E tutto parte dalla sua esperienza da giovane, come racconta con un po’ di ironia lui stesso.

“E mi ricordo quando ero ancora in Polonia, con i giovani mi incontravo molto con i gruppi cosiddetti “oasi”, “oasi della gioventù”, “dei giovani”. E loro hanno cantato più o meno così: (parole in polacco) voi capite tutti, no? Vedi, se uno diceva: ecco, viene il papa polacco per polonizzare la curia e Roma, vedete i frutti!”
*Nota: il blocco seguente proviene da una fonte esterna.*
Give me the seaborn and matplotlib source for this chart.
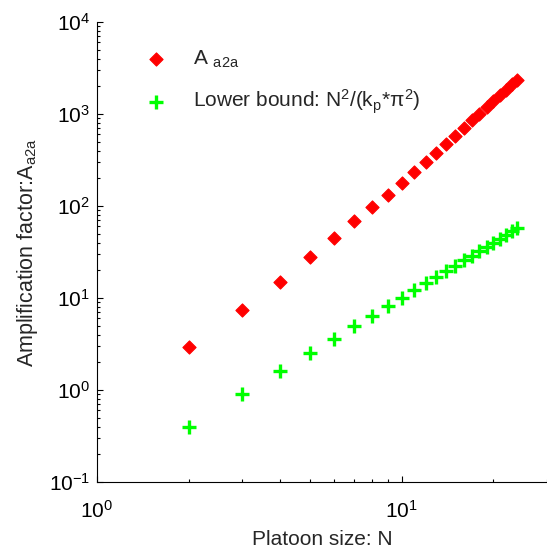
import matplotlib
matplotlib.use("Agg")
import matplotlib.pyplot as plt
import seaborn as sns
import pandas as pd
from matplotlib.ticker import LogLocator, NullFormatter

# Data
N = [2, 3, 4, 5, 6, 7, 8, 9, 10, 11, 12, 13, 14, 15, 16, 17, 18, 19, 20, 21, 22, 23, 24]
A_a2a = [2.93, 7.4, 14.9, 28, 45, 68, 97, 132, 178, 234, 302, 381, 475, 584, 708,
         853, 1008, 1189, 1385, 1600, 1839, 2097, 2340]
lower_bound = [0.4, 0.9, 1.6, 2.5, 3.6, 4.9, 6.4, 8.1, 10, 12.1, 14.4, 16.9, 19.6, 22.5,
               25.6, 28.9, 32.4, 36.1, 40, 44.1, 48.4, 52.9, 57.6]

df = pd.DataFrame({"N": N, "A": A_a2a, "LB": lower_bound})

sns.set_style("white")
plt.rcParams['font.family'] = ['Liberation Sans', 'DejaVu Sans']
plt.rcParams['mathtext.fontset'] = 'custom'
plt.rcParams['mathtext.rm'] = 'Liberation Sans'
plt.rcParams['mathtext.it'] = 'Liberation Sans'
plt.rcParams['mathtext.default'] = 'regular'
plt.rcParams['axes.unicode_minus'] = False

fig = plt.figure(figsize=(5.47, 5.52), dpi=100)
ax = fig.add_axes([0.177, 0.127, 0.823, 0.833])

sns.scatterplot(data=df, x="N", y="A", ax=ax, marker="D", s=45, color="#ff0000",
                edgecolor="#ff0000", linewidth=0.8, label=r"A $_{\rm a2a}$")
sns.scatterplot(data=df, x="N", y="LB", ax=ax, marker="+", s=100, color="#00ff00",
                linewidth=2.4, label=r"Lower bound: N$^2$/(k$_{\rm p}$*π$^2$)")

ax.set_xscale("log")
ax.set_yscale("log")
ax.set_xlim(1, 30)
ax.set_ylim(0.1, 1e4)

for s in ["top", "right"]:
    ax.spines[s].set_visible(False)
for s in ["left", "bottom"]:
    ax.spines[s].set_color("black")
    ax.spines[s].set_linewidth(0.8)

ax.xaxis.set_major_locator(LogLocator(base=10, numticks=10))
ax.yaxis.set_major_locator(LogLocator(base=10, numticks=10))
ax.xaxis.set_minor_locator(LogLocator(base=10, subs=range(2, 10), numticks=20))
ax.yaxis.set_minor_locator(LogLocator(base=10, subs=range(2, 10), numticks=20))
ax.xaxis.set_minor_formatter(NullFormatter())
ax.yaxis.set_minor_formatter(NullFormatter())
ax.tick_params(which="both", direction="in", colors="black", labelsize=15,
               bottom=True, left=True, top=False, right=False)
ax.tick_params(which="major", length=4, width=0.8)
ax.tick_params(which="minor", length=2.5, width=0.8)
ax.tick_params(axis="x", which="major", pad=13)
ax.tick_params(axis="y", which="major", pad=5)

ax.set_xlabel("Platoon size: N", fontsize=15, labelpad=6)
ax.set_ylabel(r"Amplification factor:A$_{\rm a2a}$", fontsize=15.5, labelpad=6)

leg = ax.legend(loc="upper left", bbox_to_anchor=(0.067, 0.96), frameon=False,
                fontsize=15, labelspacing=0.85, handletextpad=0.75, borderaxespad=0)

fig.savefig("out.png", dpi=100)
Ma la riflessione sul ruolo dei giovani nella Chiesa ha un respiro più ampio. Si comprende quando a tavola con i vescovi della Filippine nella visita del 1995 offre una riflessione sulla “ plantatio Ecclesiae”,  le Filippine celebrano i 400 anni di evangelizzazione nel 1995 e il Papa coglie l’occasione per spiegare che la comunione ecclesiale non è limitata dal tempo come non lo è dallo spazio. E che molto dipende dai giovani:

“ Ieri ho incontrato i giovani e ho potuto vedere cosa è la plantatio Ecclesiae in tutto il mondo, la plantatio Ecclesiae nel senso sincronico: erano la stessa generazione, i giovani tutti i giovani. E i giovani, il popolo asiatico, sono arrivati nelle Filippine a Manila per celebrare la loro fede, la loro plantatio Ecclesiae. Sono una Chiesa “piantata” e stanno “piantando la Chiesa” nella stessa generazione”.